C’est un point essentiel et souvent méconnu. Les associés d’une SCI sont tenus responsables des dettes de la société de manière indéfinie. Cela signifie que si la SCI ne peut pas rembourser ses dettes (un emprunt bancaire, par exemple), les créanciers peuvent se retourner contre les associés et saisir leurs biens personnels. Cette responsabilité est cependant :

  • Proportionnelle : chaque associé n’est responsable qu’à hauteur de sa participation dans le capital social.
  • Subsidiaire : le créancier doit d’abord avoir poursuivi la SCI en vain avant de pouvoir se tourner vers les associés.

Cette responsabilité illimitée impose une grande prudence et une confiance mutuelle entre les associés.

Les décisions collectives : la démocratie des associés

Le pouvoir au sein de la SCI s’exerce de manière démocratique lors des assemblées générales. Les statuts fixent les règles de quorum et de majorité pour chaque type de décision. On distingue généralement les décisions ordinaires (approbation des comptes, affectation du résultat) des décisions extraordinaires (modification des statuts, vente de l’immeuble), qui exigent une majorité plus forte.
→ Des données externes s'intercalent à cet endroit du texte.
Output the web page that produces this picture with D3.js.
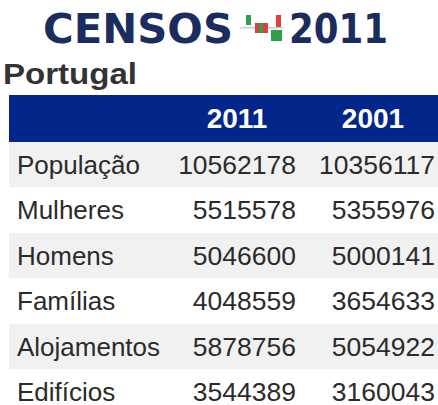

Cette organisation prévient les situations de blocage et assure que les choix stratégiques sont faits collectivement.

Ce formalisme, bien que protecteur, engendre inévitablement des contraintes et des dépenses qu’il faut anticiper avant de se lancer.

Les défis et coûts liés à l’achat en SCI

L’aventure de la SCI n’est pas exempte de difficultés. La création et le fonctionnement de cette structure engendrent des frais et une charge administrative non négligeables. De plus, la dimension humaine reste un facteur de risque qu’il ne faut jamais sous-estimer.

Les frais de constitution et de fonctionnement

Créer une SCI a un coût. Il faut prévoir un budget pour les différentes formalités. De même, la gestion annuelle de la société génère des dépenses récurrentes.

  • Frais de création : ils incluent les honoraires pour la rédaction des statuts (notaire, avocat), les frais de publication dans un journal d’annonces légales (environ 150 à 250 euros) et les frais de greffe pour l’immatriculation (environ 70 euros). Le coût total peut varier de quelques centaines à plusieurs milliers d’euros selon la complexité du projet.
  • Frais de fonctionnement annuels : il faut compter les frais de tenue du compte bancaire de la société, les honoraires d’un expert-comptable (fortement recommandé, voire obligatoire si la SCI est à l’IS), et potentiellement la Cotisation Foncière des Entreprises (CFE).

La lourdeur administrative et comptable

Une SCI n’est pas une simple convention entre amis. C’est une entité juridique qui doit respecter des obligations légales strictes. Il est impératif de tenir une comptabilité, d’organiser une assemblée générale annuelle, de rédiger des procès-verbaux et de déposer des déclarations fiscales spécifiques. Cet formalisme peut paraître lourd pour des particuliers peu habitués à la gestion d’entreprise et exige une grande rigueur pour éviter tout risque de redressement fiscal.

Les risques de mésentente entre associés

L’un des plus grands défis de la SCI est la gestion des relations humaines. Les désaccords peuvent survenir sur la gestion du bien, le financement des travaux ou la volonté d’un associé de quitter la société. La cession de parts sociales est encadrée par une clause d’agrément dans les statuts, qui impose d’obtenir l’accord des autres associés pour vendre ses parts à un tiers. Anticiper ces situations dans les statuts en prévoyant des mécanismes de sortie clairs est fondamental pour la pérennité du projet.

La Société Civile Immobilière se révèle être un instrument patrimonial puissant et polyvalent pour tout projet d’achat immobilier collectif. Elle offre une souplesse de gestion, une protection contre les blocages de l’indivision et des leviers d’optimisation fiscale et successorale considérables. Ces avantages se paient cependant au prix d’un formalisme certain, de coûts de fonctionnement et d’une responsabilité indéfinie des associés. Un projet en SCI ne s’improvise pas : il doit reposer sur des statuts rédigés avec soin et une vision commune entre les associés. L’accompagnement par un professionnel du droit ou du chiffre est donc une condition quasi indispensable à sa réussite.